While reading this novel, one part really stood out for me. On page 112, after Elie’s father had died, Elie “did not weep, and it pained me that I could not weep. But I was out of tears. And deep inside me, if I could have searched the recesses of my feeble conscience, I might have found something like: Free at last!”
Throughout the majority of the novel, both the son and father worked so hard and did their best to stay together. Elie constantly felt nervous about separating from his father and both felt relief when they were reunited. The two characters had a close bond as they only had one another in the concentration camps. But at the death of the father, Elie’s response to it is the exact opposite of what Elie from the beginning of the story would have expressed. He was glad that his father died because now he could just take care of himself. Elie ended up only thinking of himself and becoming like the pastor’s son, who was mentioned earlier in the novel and seemed to ditch his father behind, the exact type of selfish portrayal that Elie did not want to portray.

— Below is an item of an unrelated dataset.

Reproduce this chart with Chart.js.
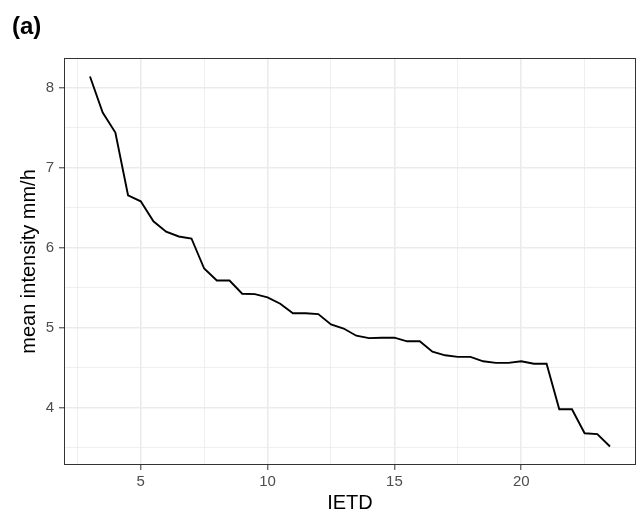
<!DOCTYPE html>
<html>
<head>
<meta charset="utf-8">
<script src="https://cdn.jsdelivr.net/npm/chart.js@4"></script>
<style>
  body { margin: 0; background: #fff; }
  #wrap { width: 637px; height: 515px; }
</style>
</head>
<body>
<div id="wrap"><canvas id="grafico" width="637" height="515"></canvas></div>
<script>
// IETD (h) and mean intensity (mm/h)
const ietd = [3, 3.5, 4, 4.5, 5, 5.5, 6, 6.5, 7, 7.5, 8, 8.5, 9, 9.5, 10, 10.5,
  11, 11.5, 12, 12.5, 13, 13.5, 14, 14.5, 15, 15.5, 16, 16.5, 17, 17.5, 18, 18.5,
  19, 19.5, 20, 20.5, 21, 21.5, 22, 22.5, 23, 23.5];
const meanIntensity = [8.14, 7.69, 7.44, 6.655, 6.58, 6.33, 6.20, 6.14, 6.115, 5.74,
  5.59, 5.59, 5.425, 5.42, 5.38, 5.30, 5.18, 5.18, 5.17, 5.04, 4.99, 4.90, 4.87,
  4.875, 4.875, 4.83, 4.83, 4.70, 4.655, 4.635, 4.635, 4.58, 4.56, 4.56, 4.58,
  4.55, 4.55, 3.98, 3.98, 3.68, 3.67, 3.515];

// grid positions (major = labelled, the others are minor lines)
const xTicks = [2.5, 5, 7.5, 10, 12.5, 15, 17.5, 20, 22.5];
const xMajor = [5, 10, 15, 20];
const yTicks = [3.5, 4, 4.5, 5, 5.5, 6, 6.5, 7, 7.5, 8];
const yMajor = [4, 5, 6, 7, 8];

const FONT = "'Liberation Sans', Arial, sans-serif";

const panelBorder = {
  id: 'panelBorder',
  afterDraw(chart) {
    const { ctx, chartArea: a } = chart;
    ctx.save();
    ctx.strokeStyle = '#333333';
    ctx.lineWidth = 1;
    ctx.strokeRect(a.left + 0.5, a.top + 0.5, a.right - a.left - 1, a.bottom - a.top - 1);
    ctx.restore();
  }
};

const isMajor = (list, v) => list.some(m => Math.abs(m - v) < 1e-6);

const ctx = document.getElementById('grafico').getContext('2d');
new Chart(ctx, {
  type: 'line',
  data: {
    datasets: [{
      data: ietd.map((x, i) => ({ x: x, y: meanIntensity[i] })),
      borderColor: '#000000',
      borderWidth: 1.9,
      pointRadius: 0,
      tension: 0,
      fill: false
    }]
  },
  options: {
    responsive: false,
    animation: false,
    layout: { padding: { left: 12, right: 1, top: 0, bottom: 0 } },
    plugins: {
      legend: { display: false },
      tooltip: { enabled: false },
      title: {
        display: true,
        text: '(a)',
        align: 'start',
        color: '#000000',
        font: { family: FONT, size: 24, weight: 'bold' },
        padding: { top: 13, bottom: 16.2 }
      }
    },
    scales: {
      x: {
        type: 'linear',
        min: 1.975,
        max: 24.525,
        afterBuildTicks: s => { s.ticks = xTicks.map(v => ({ value: v })); },
        afterFit: s => { s.height = 50; },
        border: { display: false },
        grid: {
          color: '#EBEBEB',
          lineWidth: c => isMajor(xMajor, c.tick.value) ? 1.6 : 0.8,
          tickColor: c => isMajor(xMajor, c.tick.value) ? '#333333' : 'rgba(0,0,0,0)',
          tickLength: 5,
          tickWidth: 1
        },
        ticks: {
          autoSkip: false,
          maxRotation: 0,
          color: '#4D4D4D',
          font: { family: FONT, size: 15 },
          padding: 3,
          callback: v => isMajor(xMajor, v) ? String(v) : ''
        },
        title: {
          display: true,
          text: 'IETD',
          color: '#000000',
          font: { family: FONT, size: 20 },
          padding: { top: 0, bottom: 0 }
        }
      },
      y: {
        type: 'linear',
        min: 3.284,
        max: 8.371,
        afterBuildTicks: s => { s.ticks = yTicks.map(v => ({ value: v })); },
        afterFit: s => { s.width = 52; },
        border: { display: false },
        grid: {
          color: '#EBEBEB',
          lineWidth: c => isMajor(yMajor, c.tick.value) ? 1.6 : 0.8,
          tickColor: c => isMajor(yMajor, c.tick.value) ? '#333333' : 'rgba(0,0,0,0)',
          tickLength: 5,
          tickWidth: 1
        },
        ticks: {
          autoSkip: false,
          color: '#4D4D4D',
          font: { family: FONT, size: 15 },
          padding: 5,
          callback: v => isMajor(yMajor, v) ? String(v) : ''
        },
        title: {
          display: true,
          text: 'mean intensity mm/h',
          color: '#000000',
          font: { family: FONT, size: 20 },
          padding: { top: 5, bottom: 0 }
        }
      }
    }
  },
  plugins: [panelBorder]
});
</script>
</body>
</html>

The author, Elie Wiesel, seems to be arguing that humans naturally are incredibly selfish beings. They may mask it with morals, laws, development of importance of relations and such forth. However, once those exact things are taken away, human become desperate and when they become desperate, only their world starts to matter.
This side of humanity cannot be denied. It is such a part of us, our sole desire to live. Our selfish desire to live, even if it means stepping down on others or even killing them. In short, Elie argues that humans… are just simply selfish.
There is a mindset imprinted in everyone’s mind that in the end, only oneself matters. To fulfill one’s own needs is the means of survival. Morals cannot place bread in your belly. Laws cannot quench your thirst. Relationships cannot dispel the presence of death when they are in the same situation. The thought “Why should I help another when I myself is barely alive?” consumes the mind that it becomes the truth.
This is was the truth of Elie when he was placed in extreme conditions. This was simply the truth of humanity. Humans are selfish. This side of mankind will never disappear and the author strongly argues this point through the portrayals of human actions that appear in the novel. He argues against the illusions of a “good citizen” or a “good person”. No one can be good. Not when such a dark side lurks within them that will never disappear.